= Charles J. Nelson =

American diplomat

Charles Joseph Nelson (1921 Battle Creek, Michigan - January 15, 2011, Washington, DC) was an American Ambassador, academic and USAID administrator.

Nelson graduated from Lincoln University in 1942 and served in the US Army in Europe during World War II. After his Army service, he received a master's degree in public administration from New York University in 1948.

Nelson began working for the Mutual Security Administration (the forerunner of the U.S. Agency for International Development (USAID)) in the Philippines as Deputy Chief of the Rural Development Division from 1952 to 1958. After a short stint in Iran, he returned to the Philippines as Chief of the Community Development Division from 1958 to 1960.
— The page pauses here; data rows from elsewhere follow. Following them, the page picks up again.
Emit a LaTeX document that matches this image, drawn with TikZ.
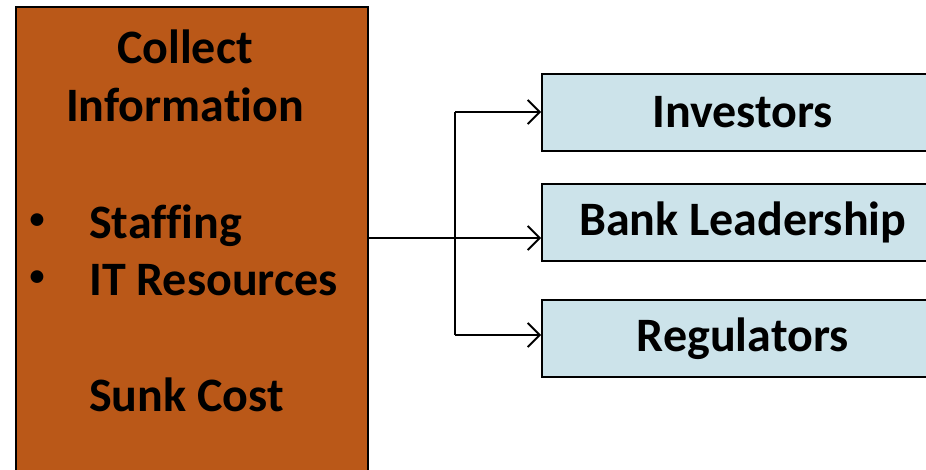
\documentclass[tikz,border=0pt]{standalone}
\usepackage{fontspec}
\setmainfont{Carlito}[Ligatures={NoCommon}]
\usetikzlibrary{arrows.meta}
\definecolor{rust}{HTML}{BA5818}
\definecolor{paleblue}{HTML}{CCE3EA}
\tikzset{
  mainbox/.style={draw=black, line width=1.5pt, fill=rust, anchor=north west,
    minimum width=352pt, minimum height=480pt, inner sep=0pt},
  target/.style={draw=black, line width=1.5pt, fill=paleblue, anchor=north west,
    minimum width=402pt, minimum height=77pt, inner sep=0pt},
  big/.style={font=\fontsize{48}{58}\selectfont\bfseries, inner sep=0pt},
  dot/.style={font=\fontsize{30}{36}\selectfont\bfseries, inner sep=0pt},
  link/.style={line width=1.8pt, -{Straight Barb[length=12pt,width=24pt,line width=1.8pt]}},
  trunk/.style={line width=1.8pt}
}
\begin{document}
\begin{tikzpicture}[x=1pt,y=-1pt]
  \useasboundingbox (0,0) rectangle (926,469);
  \clip (0,0) rectangle (926,469);

  % source box and its text
  \node[mainbox] (collect) at (15,6) {};
  \node[big, anchor=base] (t1) at (185,63) {Collect};
  \node[big, anchor=base] (t2) at (185,121) {Information};
  \node[dot] (b1) at (37,221) {•};
  \node[big, anchor=base west] (s1) at (89,238) {Staffing};
  \node[dot] (b2) at (37,278) {•};
  \node[big, anchor=base west] (s2) at (89,295) {IT Resources};
  \node[big, anchor=base west] (s3) at (89,411) {Sunk Cost};

  % recipients
  \node[target] (inv) at (541,73) {};
  \node[big] at (inv.center) {Investors};
  \node[target] (bank) at (541,183) {};
  \node[big] at (bank.center) {Bank Leadership};
  \node[target] (reg) at (541,299) {};
  \node[big] at (reg.center) {Regulators};

  % connectors
  \coordinate (mid) at (455,238);
  \coordinate (top) at (455,112);
  \coordinate (bot) at (455,335);
  \draw[link] (collect.east |- mid) -- (mid -| bank.west);
  \draw[trunk] (top) -- (bot);
  \draw[link] (top) -- (top -| inv.west);
  \draw[link] (bot) -- (bot -| reg.west);
\end{tikzpicture}
\end{document}
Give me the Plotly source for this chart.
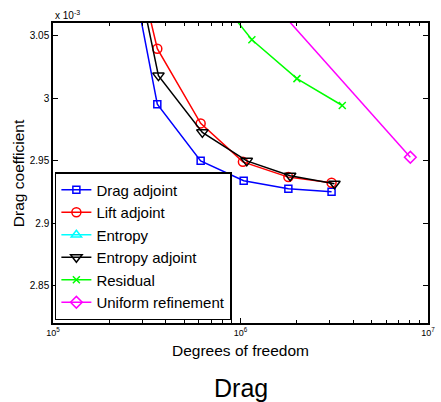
import plotly.graph_objects as go

# Degrees of freedom and drag coefficient (units of 1e-3)
drag_adj_dof = [2.1e5, 3.6e5, 6.13e5, 1.04e6, 1.80e6, 3.06e6]
drag_adj_cd = [3.177, 2.9951, 2.9497, 2.9338, 2.9274, 2.925]

lift_adj_dof = [2.1e5, 3.6e5, 6.13e5, 1.03e6, 1.80e6, 3.06e6]
lift_adj_cd = [3.188, 3.0394, 2.9797, 2.9489, 2.9367, 2.9322]

entropy_dof = [1.2e5, 2.0e5]
entropy_cd = [3.30, 3.20]

ent_adj_dof = [2.1e5, 3.65e5, 6.26e5, 1.08e6, 1.84e6, 3.17e6]
ent_adj_cd = [3.191, 3.0179, 2.9725, 2.9497, 2.9378, 2.9314]

resid_dof = [6.6e5, 1.15e6, 2.0e6, 3.49e6]
resid_cd = [3.092, 3.0466, 3.0155, 2.994]

uniform_dof = [1.0e6, 8.05e6]
uniform_cd = [3.105, 2.9526]

series = [
    ("Drag adjoint", drag_adj_dof, drag_adj_cd, "#0000ff", "square-open", 7),
    ("Lift adjoint", lift_adj_dof, lift_adj_cd, "#ff0000", "circle-open", 9),
    ("Entropy", entropy_dof, entropy_cd, "#00ffff", "triangle-up-open", 9),
    ("Entropy adjoint", ent_adj_dof, ent_adj_cd, "#000000", "triangle-down-open", 10),
    ("Residual", resid_dof, resid_cd, "#00ff00", "x-thin-open", 7),
    ("Uniform refinement", uniform_dof, uniform_cd, "#ff00ff", "diamond-open", 9),
]

y_ticks = [2.85, 2.9, 2.95, 3.0, 3.05]
y_ticktext = ["2.85", "2.9", "2.95", "3", "3.05"]
x_major = [1e5, 1e6, 1e7]
x_ticktext = ["10<sup>5</sup>", "10<sup>6</sup>", "10<sup>7</sup>"]
x_minor = [m * 10 ** e for e in (5, 6) for m in range(2, 10)]

FONT = "Liberation Sans, Arial, sans-serif"

fig = go.Figure()
for name, xs, ys, col, sym, size in series:
    fig.add_trace(go.Scatter(
        x=xs, y=ys, name=name, mode="lines+markers",
        line=dict(color=col, width=1.5),
        marker=dict(symbol=sym, size=size, color=col, line=dict(color=col, width=1.5)),
    ))

fig.update_layout(
    width=441, height=402,
    margin=dict(l=53, r=6, t=23, b=79),
    paper_bgcolor="white", plot_bgcolor="white",
    font=dict(family=FONT, color="black"),
    showlegend=True,
    legend=dict(
        x=0.005, y=0.01, xanchor="left", yanchor="bottom",
        bordercolor="black", borderwidth=1.5, bgcolor="white",
        font=dict(size=15, family=FONT), tracegroupgap=0,
        itemwidth=30,
    ),
    xaxis=dict(
        type="log", range=[5, 7],
        tickvals=x_major, ticktext=x_ticktext,
        ticks="inside", ticklen=5, tickcolor="black",
        showline=True, linecolor="black", linewidth=1.5, mirror="ticks",
        showgrid=False, zeroline=False,
        tickfont=dict(size=9, family=FONT),
        minor=dict(tickvals=x_minor, ticks="inside", ticklen=3, tickcolor="black", showgrid=False),
    ),
    yaxis=dict(
        range=[2.82, 3.06],
        tickvals=y_ticks, ticktext=y_ticktext,
        ticks="inside", ticklen=5, tickcolor="black",
        showline=True, linecolor="black", linewidth=1.5, mirror="ticks",
        showgrid=False, zeroline=False,
        tickfont=dict(size=10, family=FONT),
    ),
    annotations=[
        dict(text="Degrees of freedom", x=0.5, y=-0.09, xref="paper", yref="paper",
             xanchor="center", yanchor="middle", showarrow=False,
             font=dict(size=15.5, family=FONT)),
        dict(text="Drag coefficient", x=-0.093, y=0.5, xref="paper", yref="paper",
             xanchor="center", yanchor="middle", showarrow=False, textangle=-90,
             font=dict(size=15.5, family=FONT)),
        dict(text="x 10<sup>-3</sup>", x=0.0, y=1.0, xref="paper", yref="paper",
             xanchor="left", yanchor="bottom", showarrow=False,
             font=dict(size=10, family=FONT)),
        dict(text="Drag", x=0.5, y=-0.217, xref="paper", yref="paper",
             xanchor="center", yanchor="middle", showarrow=False,
             font=dict(size=25, family=FONT)),
    ],
)

fig.write_html("out.html", config={"displayModeBar": False},
               post_script="document.body.style.margin='0';")
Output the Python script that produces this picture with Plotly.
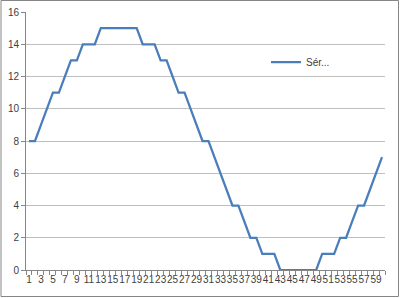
import plotly.graph_objects as go

categories = list(range(1, 61))
values = [8, 8, 9, 10, 11, 11, 12, 13, 13, 14, 14, 14, 15, 15, 15, 15, 15, 15, 15, 14,
          14, 14, 13, 13, 12, 11, 11, 10, 9, 8, 8, 7, 6, 5, 4, 4, 3, 2, 2, 1,
          1, 1, 0, 0, 0, 0, 0, 0, 0, 1, 1, 1, 2, 2, 3, 4, 4, 5, 6, 7]
series_name = "Sér..."
tick_labels = [str(c) for c in categories if c % 2 == 1]
tick_positions = [c for c in categories if c % 2 == 1]
y_ticks = [0, 2, 4, 6, 8, 10, 12, 14, 16]

fig = go.Figure()
fig.add_trace(go.Scatter(x=categories, y=values, mode="lines", name=series_name,
                         line=dict(color="#4a7ebb", width=2.25)))

W, H = 400, 298
ml, mr, mt, mb = 26, 15, 12, 28
pw, ph = W - ml - mr, H - mt - mb

fig.update_layout(
    width=W, height=H,
    margin=dict(l=ml, r=mr, t=mt, b=mb, autoexpand=False),
    paper_bgcolor="white", plot_bgcolor="white",
    font=dict(family="Liberation Sans, Arial, sans-serif", size=10, color="#404040"),
    showlegend=True,
    legend=dict(x=(266 - ml) / pw, y=(270 - 62) / ph, xanchor="left", yanchor="middle",
                bgcolor="rgba(0,0,0,0)", font=dict(size=10, color="#404040")),
    xaxis=dict(range=[0.5, 60.5], tickmode="array", tickvals=tick_positions, ticktext=tick_labels,
               ticks="", tickangle=0, automargin=False, showgrid=False, showline=True,
               linecolor="#868686", linewidth=1, zeroline=False, tickfont=dict(size=10),
               minor=dict(tickmode="array", tickvals=[c - 0.5 for c in categories] + [60.5],
                          ticks="outside", ticklen=4, tickcolor="#868686", showgrid=False)),
    yaxis=dict(range=[0, 16], tickvals=y_ticks, showgrid=True, gridcolor="#bfbfbf", gridwidth=1,
               automargin=False, showline=True, linecolor="#868686", linewidth=1, zeroline=False,
               ticks="outside", ticklen=4, tickcolor="#868686", tickfont=dict(size=10)),
    shapes=[dict(type="rect", xref="paper", yref="paper",
                 x0=(1 - ml) / pw, x1=(398.5 - ml) / pw,
                 y0=(270 - 296.5) / ph, y1=(270 - 0.5) / ph,
                 line=dict(color="#868686", width=1), fillcolor="rgba(0,0,0,0)", layer="below")],
)

fig.write_html("out.html")
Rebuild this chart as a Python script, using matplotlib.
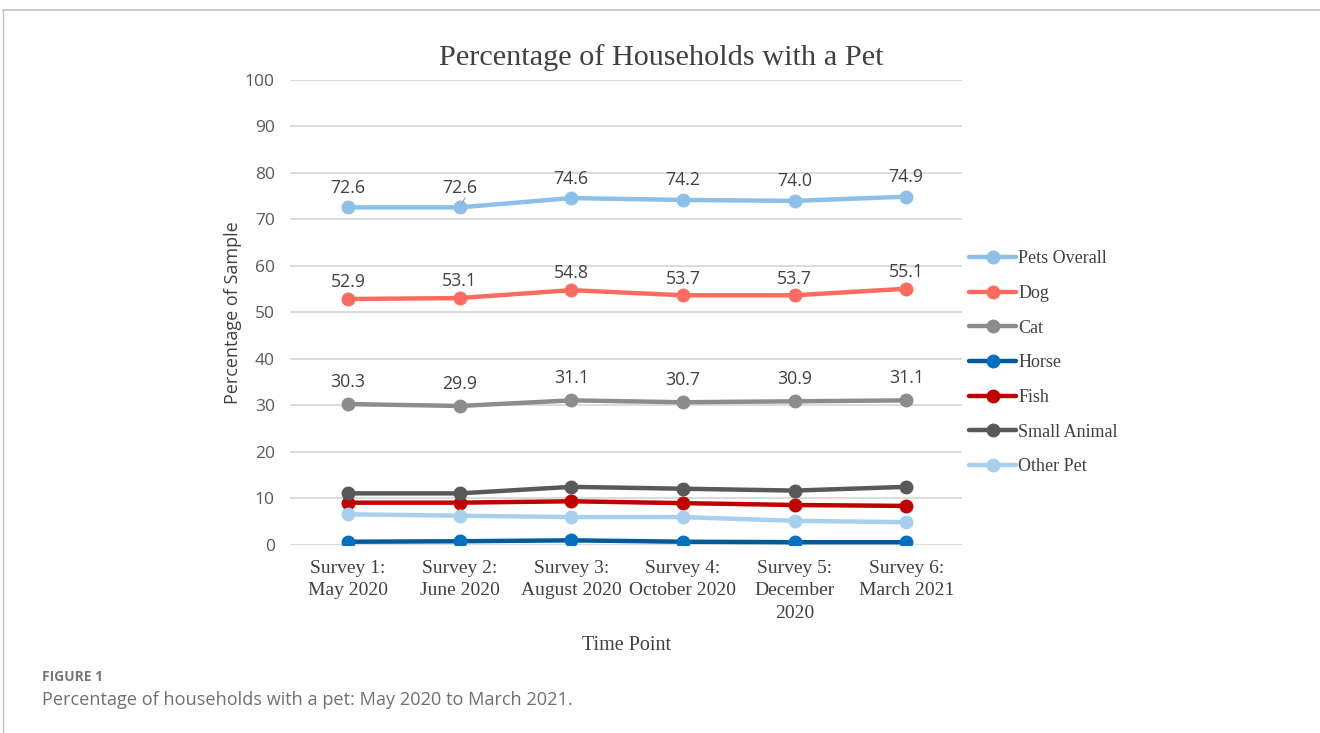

He joined the Peace Corp, working in West Africa and returned to USAID. Richard Nixon nominated him to be the US Ambassador to Botswana, Lesotho, and Swaziland (currently called Eswatini) on June 9, 1971, and he served from 1971 to 1974. From 1974 until 1978, Nelson worked in Nairobi, Kenya as USAID's Director of Kenya Programs. He spent the following three years heading Howard University‘s international studies graduate program.

Nelson died of kidney failure on January 15, 2011, in Washington, DC.